Health Insurance Tax to Wallop Businesses with Higher Costs

Nov 22, 2013

Most of the Obamcare conversation centers on the broken Healthcare.gov and the health plan cancelation letters sent to millions of Americans, but the Wall Street Journal notes that the Health Insurance Tax, while not in effect yet, is already harming small businesses: 

When Patrick Norris renews his small business's health-care plan in March, he'll need to switch to a costlier plan that complies with the Affordable Care Act.

But that isn't the only reason why Mr. Norris, co-owner of a manufacturing company in New Iberia, La., expects the premiums he pays on behalf of his 100 employees to be significantly higher in 2014.

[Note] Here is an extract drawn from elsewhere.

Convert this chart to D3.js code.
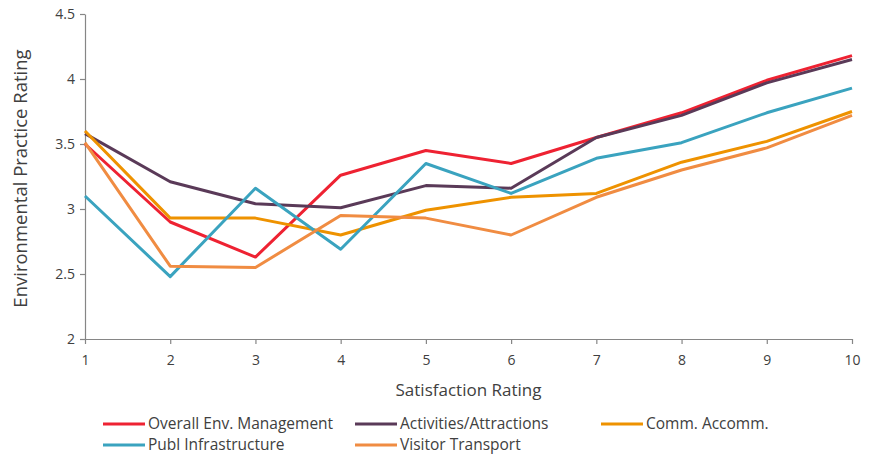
<!DOCTYPE html>
<html>
<head>
<meta charset="utf-8">
<script src="https://cdn.jsdelivr.net/npm/d3@7"></script>
<style>
  body { margin: 0; background: #fff; }
  text { font-family: "Open Sans", sans-serif; fill: #404040; }
</style>
</head>
<body>
<div class="chart"></div>
<script>
// Data.
const ratings = [1, 2, 3, 4, 5, 6, 7, 8, 9, 10];
const overallEnv = [3.50, 2.90, 2.63, 3.26, 3.45, 3.35, 3.55, 3.74, 3.99, 4.18];
const activities = [3.58, 3.21, 3.04, 3.01, 3.18, 3.16, 3.55, 3.72, 3.97, 4.15];
const commAccomm = [3.60, 2.93, 2.93, 2.80, 2.99, 3.09, 3.12, 3.36, 3.52, 3.75];
const publInfra = [3.10, 2.48, 3.16, 2.69, 3.35, 3.12, 3.39, 3.51, 3.74, 3.93];
const visitorTransport = [3.51, 2.56, 2.55, 2.95, 2.93, 2.80, 3.09, 3.30, 3.47, 3.72];
const yTicks = [2, 2.5, 3, 3.5, 4, 4.5];

const series = [
    {name: 'Overall Env. Management', values: overallEnv, color: '#ee2232'},
    {name: 'Activities/Attractions', values: activities, color: '#5a3a58'},
    {name: 'Comm. Accomm.', values: commAccomm, color: '#ee9200'},
    {name: 'Publ Infrastructure', values: publInfra, color: '#3aa3bf'},
    {name: 'Visitor Transport', values: visitorTransport, color: '#f08c42'}
];

const width = 869;
const height = 457;
const plot = {left: 85, right: 852, top: 14, bottom: 339};

const svg = d3.select('.chart')
    .append('svg')
    .attr('width', width)
    .attr('height', height);

const x = d3.scaleLinear()
    .domain([1, 10])
    .range([plot.left, plot.right]);

const y = d3.scaleLinear()
    .domain([2, 4.5])
    .range([plot.bottom, plot.top]);

// Axes
const axisX = d3.axisBottom(x)
    .tickValues(ratings)
    .tickFormat(d3.format('d'))
    .tickSize(5)
    .tickPadding(11)
    .tickSizeOuter(0);

const axisY = d3.axisLeft(y)
    .tickValues(yTicks)
    .tickFormat(d => d)
    .tickSize(5)
    .tickPadding(5)
    .tickSizeOuter(0);

const gx = svg.append('g')
    .attr('transform', `translate(0, ${plot.bottom})`)
    .call(axisX);

const gy = svg.append('g')
    .attr('transform', `translate(${plot.left}, 0)`)
    .call(axisY);

[gx, gy].forEach(g => {
    g.select('.domain').attr('stroke', '#868686').attr('stroke-width', 1.2);
    g.selectAll('.tick line').attr('stroke', '#868686').attr('stroke-width', 1.2);
    g.selectAll('.tick text')
        .style('font-family', '"Open Sans", sans-serif')
        .style('font-size', '14px')
        .attr('fill', '#404040');
});

// Axis titles
svg.append('text')
    .attr('x', (plot.left + plot.right) / 2)
    .attr('y', 396)
    .attr('text-anchor', 'middle')
    .style('font-size', '17px')
    .text('Satisfaction Rating');

svg.append('text')
    .attr('transform', `translate(27, ${(plot.top + plot.bottom) / 2 + 2}) rotate(-90)`)
    .attr('text-anchor', 'middle')
    .style('font-size', '18.5px')
    .text('Environmental Practice Rating');

// Lines
const line = d3.line()
    .x((d, i) => x(ratings[i]))
    .y(d => y(d));

svg.append('g')
    .selectAll('path')
    .data(series)
    .enter()
    .append('path')
    .attr('d', d => line(d.values))
    .attr('fill', 'none')
    .attr('stroke', d => d.color)
    .attr('stroke-width', 3)
    .attr('stroke-linejoin', 'round');

// Legend
const legendPos = [
    {x: 103, y: 424}, {x: 355, y: 424}, {x: 601, y: 424},
    {x: 103, y: 445}, {x: 355, y: 445}
];

const legend = svg.append('g')
    .selectAll('g')
    .data(series)
    .enter()
    .append('g')
    .attr('transform', (d, i) => `translate(${legendPos[i].x}, ${legendPos[i].y})`);

legend.append('line')
    .attr('x1', 0)
    .attr('x2', 42)
    .attr('stroke', d => d.color)
    .attr('stroke-width', 3);

legend.append('text')
    .attr('x', 45)
    .attr('dy', '0.35em')
    .style('font-size', '15.5px')
    .text(d => d.name);
</script>
</body>
</html>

Starting next year, small businesses are among those poised to bear the brunt of a little known tax created by the Affordable Care Act that will impose an annual "fee" on health-insurance companies. The fee is expected to bring in a total of $8 billion next year and as much as $14.3 billion by 2018, according to the legislation, and will be spread out among insurers based on the percent of the market they cover.

But the Congressional Budget Office and industry experts say the expense will largely be passed on to small businesses and consumers who buy their own policies in the form of higher premiums.

The new health-law tax, which increases annually, is projected to raise premiums for small businesses by an average of 1.9% to 2.3% in 2014, or about $150 per employee and $360 per family, according to a report by management-consulting firm Oliver Wyman in Milwaukee, Wis. By 2023, the firm predicts the cost could rise to an average of $360 per employee and $890 per family for small businesses.

Small business owners have said the tax will be “catastrophic” and “devastating” to their businesses

Reps. Charles Boustany (R-LA) and Ami Bera (D-CA) introduced a bipartisan bill to delay the HIT for two years. The U.S. Chamber supports the bill as a step towards repealing the tax and easing the premium rate shock that is walloping small businesses.